Gen. Blackwish (Keenan Wynn) – The leader of SCRAG, the general has a compound just outside Chicago from which he plans to destroy the local headquarters of the Monitors with the implosion bomb "and threaten the rest". Eventually, though, he loses control of both his citizen's army and the bomb. After the Monitors have left Earth, however, the general becomes a top military leader when the president regains power over the United States.

The President (Ed Begley) – After the Monitors gained control of the United States, the president has little to do but sit in the White House, completing crossword puzzles. He welcomes Harry, Max, and Mona to the Oval Office after they escape from the Monitors and SCRAG. The president confirms that he no longer has any power but stays in office expecting that a grassroots uprising will overthrow the Monitors. The President explains that he learned through life that the people will only accept good if it is done by themselves, and not by others. "I'd stake my life on it," he assures Harry.

Col. Stutz (Larry Storch) – Formerly a feed salesman, the colonel is now the right-hand man to Gen. Blackwish. Initially, he is fearless and decisive, as he instigates the riot and spirits away Harry, Max, and Barbara after the Monitors arrive. Later, he and Max provide the getaway when Harry and Mona are rescued. However, Col. Stutz ultimately proves to be disloyal to the general, plotting to take over SCRAG and "the rattler"—i.e., the implosion bomb. Nonetheless, he and the general reunite as top military brass when the president regains power, with Stutz dressed as General Douglas MacArthur. Col. Stutz and Max provide much of the comic relief in the story.

==Release==
The film was due to open November 12, 1969, but was brought forward a month due to the poor performance of another film and opened in more than 30 theaters in the New York area on October 8, 1969.

==Reception==
In his review of The Monitors, The New York Times reviewer Howard Thompson remarked that the film "clips along with considerable verve" but that the "endless wisecracks seem none too wise or witty, or, for that matter, new". The entry on the film in The Encyclopedia of Science Fiction, on the other hand, calls it "an oddity, which flopped badly". A TV Guide review notes that it is "full of funny skits" but concludes, "As a whole, however, this is a disappointing film."

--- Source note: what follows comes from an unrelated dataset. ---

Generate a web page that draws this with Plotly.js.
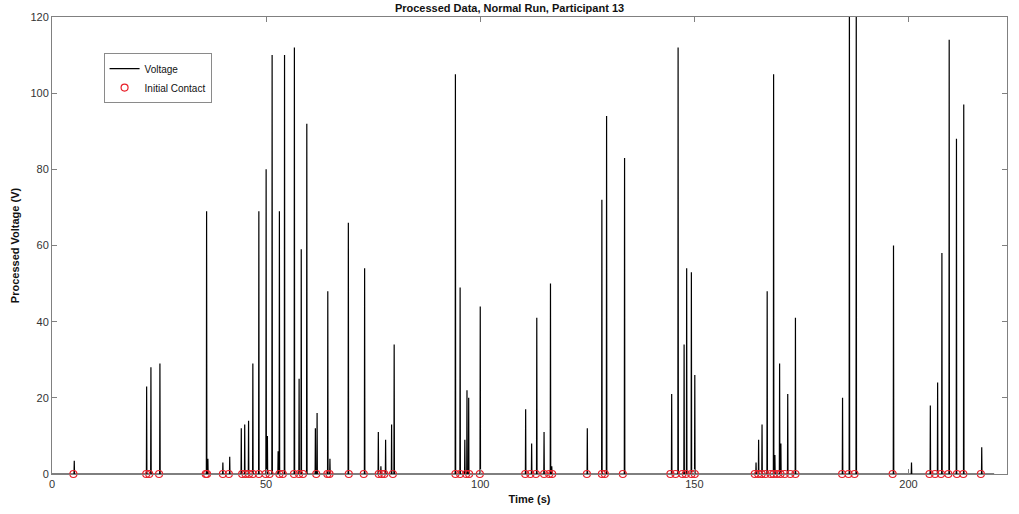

The film scholar Vivian Sobchack has noted that the "short and simple jingle dealing with the Monitors and their ability to bring happiness" used recurrently in the film serves to spoof "the incantations and sacred songs attendent [sic] to the selling of material goods and politicians".

The film grossed a disappointing $50,000 in its first week from 24 theaters in New York on a double bill with (A Session with) The Committee.